The only thing that scares me more than when a market does what it shouldn’t is when it does exactly what it should. So far, things are unfolding in a textbook manner. After breaking down from a base, the market has pulled back and stalled right at overhead supply-exactly where it should. This has created a First Thrust and Bowtie on the weekly charts-major sell signals.
Taking It To The Streets
A market can do whatever it wants. It really doesn’t care about you, me, or the guy who screams on TV. It just looks like it’s going to have a hard time getting through all of the overhead supply. It’s human nature. Those that bought during the range will likely be looking to get out at breakeven.
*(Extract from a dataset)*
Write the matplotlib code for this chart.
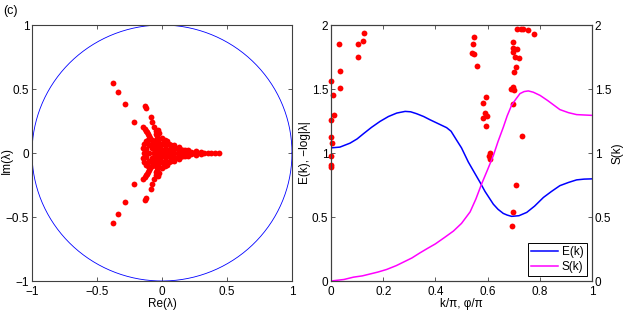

The longer and farther we stay below the resistance, the more important it becomes.
People on the streets are now stopping me to talk about the markets—literally, while I’m out pooing the dog. I’ve also had to stop myself from jumping into market talk at checkout at the local mom and pop—truth be told, mostly out of fear that they would say, “Now, who the f’ are you?” The action on Wall Street has reached the man on the street. So, the resistance is relevant.
There’s Always A Bull Market Somewhere?
You haven’t heard me talk about the sectors much lately. That’s because they pretty much all look the same. Most have rolled over like the overall market and so far, they have only pulled back. There was a little flight towards safety recently—some buying of defensive issues such as the Foods but I don’t see this as a sign to get excited. If anything, I see it as concerning.
SS Sheep Dip
Last October, I wrote about how rats leave a ship. The speculative issues get torpedoed first.. “…Then, there is a flight to the perceived safety in the larger cap stocks. Finally, there is a rush towards the ‘so called’ defensive stocks—Utilities, Foods, etc… Unfortunately, as the name implies the ship eventually sinks.”
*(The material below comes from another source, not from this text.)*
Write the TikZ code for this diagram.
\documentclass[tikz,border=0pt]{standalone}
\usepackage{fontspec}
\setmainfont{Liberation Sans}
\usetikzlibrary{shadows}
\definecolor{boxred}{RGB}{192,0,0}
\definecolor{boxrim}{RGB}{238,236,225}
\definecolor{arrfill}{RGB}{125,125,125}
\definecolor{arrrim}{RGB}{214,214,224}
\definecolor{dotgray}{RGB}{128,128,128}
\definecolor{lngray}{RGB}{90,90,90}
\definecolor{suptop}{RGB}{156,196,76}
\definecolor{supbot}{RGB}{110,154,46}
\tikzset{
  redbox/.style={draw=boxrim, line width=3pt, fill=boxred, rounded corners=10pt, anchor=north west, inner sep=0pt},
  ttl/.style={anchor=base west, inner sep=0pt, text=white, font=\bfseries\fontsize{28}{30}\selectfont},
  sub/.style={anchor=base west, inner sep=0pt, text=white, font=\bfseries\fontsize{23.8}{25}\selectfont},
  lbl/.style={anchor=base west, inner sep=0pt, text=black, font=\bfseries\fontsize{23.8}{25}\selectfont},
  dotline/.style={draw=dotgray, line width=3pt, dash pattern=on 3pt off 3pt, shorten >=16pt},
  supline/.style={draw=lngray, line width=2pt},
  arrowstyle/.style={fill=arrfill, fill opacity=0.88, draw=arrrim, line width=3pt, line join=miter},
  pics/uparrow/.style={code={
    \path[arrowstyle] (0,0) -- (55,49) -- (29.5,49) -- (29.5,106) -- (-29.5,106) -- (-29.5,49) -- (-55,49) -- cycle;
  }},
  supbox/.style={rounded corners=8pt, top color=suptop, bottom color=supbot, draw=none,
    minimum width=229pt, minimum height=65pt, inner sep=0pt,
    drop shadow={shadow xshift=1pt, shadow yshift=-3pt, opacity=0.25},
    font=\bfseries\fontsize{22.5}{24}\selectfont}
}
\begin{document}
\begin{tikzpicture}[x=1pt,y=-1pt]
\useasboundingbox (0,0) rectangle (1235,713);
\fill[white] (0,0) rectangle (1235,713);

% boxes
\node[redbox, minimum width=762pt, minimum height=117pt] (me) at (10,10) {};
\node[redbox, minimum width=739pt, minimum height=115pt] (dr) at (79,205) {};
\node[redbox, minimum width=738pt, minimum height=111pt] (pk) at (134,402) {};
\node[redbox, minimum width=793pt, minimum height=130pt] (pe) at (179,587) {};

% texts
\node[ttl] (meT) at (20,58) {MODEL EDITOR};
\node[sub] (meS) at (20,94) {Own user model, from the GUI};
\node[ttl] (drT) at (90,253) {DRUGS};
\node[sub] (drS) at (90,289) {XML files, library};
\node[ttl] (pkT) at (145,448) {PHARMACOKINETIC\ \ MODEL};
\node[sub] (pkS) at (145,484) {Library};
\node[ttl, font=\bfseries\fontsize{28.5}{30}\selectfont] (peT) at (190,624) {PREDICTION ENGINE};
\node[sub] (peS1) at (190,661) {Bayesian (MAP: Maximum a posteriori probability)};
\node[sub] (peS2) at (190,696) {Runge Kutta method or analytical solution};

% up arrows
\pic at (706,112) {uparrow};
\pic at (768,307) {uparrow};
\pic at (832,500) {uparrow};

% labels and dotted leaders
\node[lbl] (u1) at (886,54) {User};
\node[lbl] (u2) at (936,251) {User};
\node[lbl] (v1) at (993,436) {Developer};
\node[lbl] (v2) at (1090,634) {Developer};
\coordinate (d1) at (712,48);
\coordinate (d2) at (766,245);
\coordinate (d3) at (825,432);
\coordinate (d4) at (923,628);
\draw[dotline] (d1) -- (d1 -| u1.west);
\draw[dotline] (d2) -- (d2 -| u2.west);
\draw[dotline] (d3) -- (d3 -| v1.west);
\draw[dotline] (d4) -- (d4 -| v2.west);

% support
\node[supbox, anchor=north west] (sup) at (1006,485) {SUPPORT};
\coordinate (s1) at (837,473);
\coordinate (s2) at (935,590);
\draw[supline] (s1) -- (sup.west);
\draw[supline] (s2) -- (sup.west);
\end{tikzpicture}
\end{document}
“Often Wrong But Never In Doubt”
I picked up a quote over the weekend from my good friends Karen and Adam. It pretty much sums me up. “Often wrong but never in doubt.” On the institutional side, a hedge fund manager once told me that well, you might be wrong but at least with you, you know where you stand.
In markets, you can’t be in doubt. You have to take a stand. Hamlet need not apply. Yep, you might be wrong but stops will take you out if you are. So what. Oh, I’ll still drop f’bombs but I know what I signed up for.
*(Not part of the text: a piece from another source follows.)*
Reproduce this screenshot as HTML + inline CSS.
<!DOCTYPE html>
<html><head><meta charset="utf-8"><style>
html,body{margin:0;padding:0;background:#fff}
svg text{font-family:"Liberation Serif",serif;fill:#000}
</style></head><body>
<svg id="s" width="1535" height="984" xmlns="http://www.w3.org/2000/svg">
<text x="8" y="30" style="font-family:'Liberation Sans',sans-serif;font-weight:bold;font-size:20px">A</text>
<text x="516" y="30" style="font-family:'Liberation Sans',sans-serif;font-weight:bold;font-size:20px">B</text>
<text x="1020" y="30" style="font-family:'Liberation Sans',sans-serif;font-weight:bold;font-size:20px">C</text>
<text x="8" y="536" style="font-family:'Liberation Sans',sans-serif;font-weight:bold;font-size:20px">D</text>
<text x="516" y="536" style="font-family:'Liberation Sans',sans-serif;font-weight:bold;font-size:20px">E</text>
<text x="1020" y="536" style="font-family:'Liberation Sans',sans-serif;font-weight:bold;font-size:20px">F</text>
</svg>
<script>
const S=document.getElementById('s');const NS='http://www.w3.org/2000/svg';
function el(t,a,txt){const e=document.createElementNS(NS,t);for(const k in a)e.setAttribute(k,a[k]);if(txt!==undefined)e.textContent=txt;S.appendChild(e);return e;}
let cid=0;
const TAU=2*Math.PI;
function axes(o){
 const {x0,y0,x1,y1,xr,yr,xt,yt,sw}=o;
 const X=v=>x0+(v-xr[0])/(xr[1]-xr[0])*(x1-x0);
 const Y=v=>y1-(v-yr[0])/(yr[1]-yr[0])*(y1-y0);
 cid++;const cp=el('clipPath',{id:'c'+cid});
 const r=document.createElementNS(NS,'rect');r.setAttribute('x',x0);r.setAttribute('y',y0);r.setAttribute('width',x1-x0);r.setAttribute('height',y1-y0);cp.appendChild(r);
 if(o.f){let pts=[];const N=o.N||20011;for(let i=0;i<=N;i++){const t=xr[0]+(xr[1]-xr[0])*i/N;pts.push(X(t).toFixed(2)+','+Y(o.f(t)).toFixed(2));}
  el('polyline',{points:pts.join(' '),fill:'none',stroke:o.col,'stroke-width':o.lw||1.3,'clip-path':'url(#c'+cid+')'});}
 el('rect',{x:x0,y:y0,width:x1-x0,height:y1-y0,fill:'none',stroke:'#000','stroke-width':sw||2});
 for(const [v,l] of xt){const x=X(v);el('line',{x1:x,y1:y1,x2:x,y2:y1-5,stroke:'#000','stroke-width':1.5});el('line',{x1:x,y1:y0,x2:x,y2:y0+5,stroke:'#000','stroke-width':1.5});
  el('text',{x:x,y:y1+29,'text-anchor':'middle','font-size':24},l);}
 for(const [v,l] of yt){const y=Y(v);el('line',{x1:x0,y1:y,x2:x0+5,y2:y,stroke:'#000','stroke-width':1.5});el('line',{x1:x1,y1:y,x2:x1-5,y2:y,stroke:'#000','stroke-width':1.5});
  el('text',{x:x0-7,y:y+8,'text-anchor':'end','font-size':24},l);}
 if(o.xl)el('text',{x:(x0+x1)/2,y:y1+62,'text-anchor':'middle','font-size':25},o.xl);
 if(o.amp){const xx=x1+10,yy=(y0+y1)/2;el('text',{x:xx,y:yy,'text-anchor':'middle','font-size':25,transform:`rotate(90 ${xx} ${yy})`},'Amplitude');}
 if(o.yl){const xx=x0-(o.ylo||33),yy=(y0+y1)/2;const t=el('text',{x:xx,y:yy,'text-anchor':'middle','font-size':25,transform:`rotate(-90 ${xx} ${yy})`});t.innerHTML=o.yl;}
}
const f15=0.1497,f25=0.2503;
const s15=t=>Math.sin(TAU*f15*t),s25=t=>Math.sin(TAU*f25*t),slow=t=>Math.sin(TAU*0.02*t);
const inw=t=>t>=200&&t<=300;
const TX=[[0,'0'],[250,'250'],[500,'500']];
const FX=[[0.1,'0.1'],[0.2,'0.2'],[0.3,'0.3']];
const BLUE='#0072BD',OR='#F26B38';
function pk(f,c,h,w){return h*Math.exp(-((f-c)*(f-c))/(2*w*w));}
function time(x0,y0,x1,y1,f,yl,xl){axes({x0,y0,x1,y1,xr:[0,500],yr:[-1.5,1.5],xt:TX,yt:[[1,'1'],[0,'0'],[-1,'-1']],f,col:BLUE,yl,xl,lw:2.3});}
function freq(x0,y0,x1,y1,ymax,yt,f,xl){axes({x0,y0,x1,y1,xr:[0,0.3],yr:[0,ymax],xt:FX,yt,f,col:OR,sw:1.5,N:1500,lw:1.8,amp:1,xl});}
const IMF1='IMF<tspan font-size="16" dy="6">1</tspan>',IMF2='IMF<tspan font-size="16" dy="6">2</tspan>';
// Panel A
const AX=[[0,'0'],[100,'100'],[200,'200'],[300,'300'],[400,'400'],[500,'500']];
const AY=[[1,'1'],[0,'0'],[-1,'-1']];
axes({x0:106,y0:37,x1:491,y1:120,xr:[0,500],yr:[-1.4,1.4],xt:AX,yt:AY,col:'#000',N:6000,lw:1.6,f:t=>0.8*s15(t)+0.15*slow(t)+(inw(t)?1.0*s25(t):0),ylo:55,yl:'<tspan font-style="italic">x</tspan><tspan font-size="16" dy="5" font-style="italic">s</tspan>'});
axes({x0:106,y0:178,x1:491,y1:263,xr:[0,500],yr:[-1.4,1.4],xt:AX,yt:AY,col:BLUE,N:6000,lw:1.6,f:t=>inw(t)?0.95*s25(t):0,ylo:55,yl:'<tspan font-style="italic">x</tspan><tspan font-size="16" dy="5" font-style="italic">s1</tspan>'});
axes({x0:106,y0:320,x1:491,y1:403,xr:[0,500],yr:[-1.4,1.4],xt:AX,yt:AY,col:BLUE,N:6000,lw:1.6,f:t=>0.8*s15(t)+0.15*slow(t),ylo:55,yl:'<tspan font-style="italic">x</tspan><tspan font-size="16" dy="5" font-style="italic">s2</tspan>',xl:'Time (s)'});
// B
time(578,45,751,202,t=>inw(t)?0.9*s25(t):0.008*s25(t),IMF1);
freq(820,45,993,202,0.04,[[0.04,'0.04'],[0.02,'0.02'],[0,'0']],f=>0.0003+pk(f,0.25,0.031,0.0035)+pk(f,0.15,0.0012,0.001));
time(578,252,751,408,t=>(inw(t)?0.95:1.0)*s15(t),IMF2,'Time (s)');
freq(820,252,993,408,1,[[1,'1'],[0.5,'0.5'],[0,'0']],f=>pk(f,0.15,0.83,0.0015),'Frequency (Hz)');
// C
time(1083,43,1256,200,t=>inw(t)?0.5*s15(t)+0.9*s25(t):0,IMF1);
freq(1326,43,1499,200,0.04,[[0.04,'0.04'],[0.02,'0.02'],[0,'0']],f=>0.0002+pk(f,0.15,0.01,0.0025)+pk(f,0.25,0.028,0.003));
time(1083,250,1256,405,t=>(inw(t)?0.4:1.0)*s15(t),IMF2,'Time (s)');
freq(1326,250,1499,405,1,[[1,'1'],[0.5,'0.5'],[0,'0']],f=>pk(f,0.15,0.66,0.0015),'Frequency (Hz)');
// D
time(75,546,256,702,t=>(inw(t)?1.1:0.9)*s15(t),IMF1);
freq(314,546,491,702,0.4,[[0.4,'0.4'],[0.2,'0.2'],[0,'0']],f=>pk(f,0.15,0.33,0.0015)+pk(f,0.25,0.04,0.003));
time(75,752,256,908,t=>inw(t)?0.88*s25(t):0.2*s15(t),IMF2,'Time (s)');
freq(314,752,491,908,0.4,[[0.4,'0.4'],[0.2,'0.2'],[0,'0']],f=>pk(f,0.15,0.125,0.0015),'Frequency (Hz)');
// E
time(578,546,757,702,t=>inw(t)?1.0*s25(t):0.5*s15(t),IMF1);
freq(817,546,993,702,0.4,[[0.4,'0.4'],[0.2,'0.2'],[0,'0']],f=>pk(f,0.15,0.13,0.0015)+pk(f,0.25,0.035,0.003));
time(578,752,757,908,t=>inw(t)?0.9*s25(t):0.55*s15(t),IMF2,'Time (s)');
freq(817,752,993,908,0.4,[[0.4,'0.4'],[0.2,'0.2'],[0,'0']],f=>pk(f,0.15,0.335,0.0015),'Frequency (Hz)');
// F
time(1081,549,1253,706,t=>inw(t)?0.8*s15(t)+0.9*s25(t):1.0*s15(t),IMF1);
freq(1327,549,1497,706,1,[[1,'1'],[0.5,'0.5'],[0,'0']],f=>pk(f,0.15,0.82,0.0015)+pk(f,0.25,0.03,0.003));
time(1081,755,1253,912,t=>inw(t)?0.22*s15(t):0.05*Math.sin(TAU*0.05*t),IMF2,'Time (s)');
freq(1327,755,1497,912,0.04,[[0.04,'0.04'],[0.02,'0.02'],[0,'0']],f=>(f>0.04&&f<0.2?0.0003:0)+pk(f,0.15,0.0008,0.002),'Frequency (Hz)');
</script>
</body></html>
So, I was wrong last October but as wrote I in that column “How Rats Leave A Sinking Ship,” quoting Greg Morris, “We treat all sell signals as if it will be the big one.” You have to. You have to sell first—i.e. let stops take you out—and then ask questions later.
So What Do We Do?
Provided that you use stops, I can’t imagine that you have many leftover longs. If you do, honor your stops on those. There are a few—“few” being the key word in this sentence–inefficient stocks that have seem to have shrugged off the recent weakness. For the most part though, you want to stay out of its way. The Energies and Metals & Mining look sold out but that in and of itself isn’t reason to buy here-wait for signals. On the short side, issues at higher levels that are just breaking down will likely provide the best opportunities. Unfortunately, the recent chop has left us without setups. Do continue to keep an eye out for shorts. Probably the best advice for now is to just stay out of its way. Is this the big one, Elizabeth? I dunno but I’m going to take it is seriously. I hope I’m wrong. At least I’m not in doubt.
Best of luck with your trading today!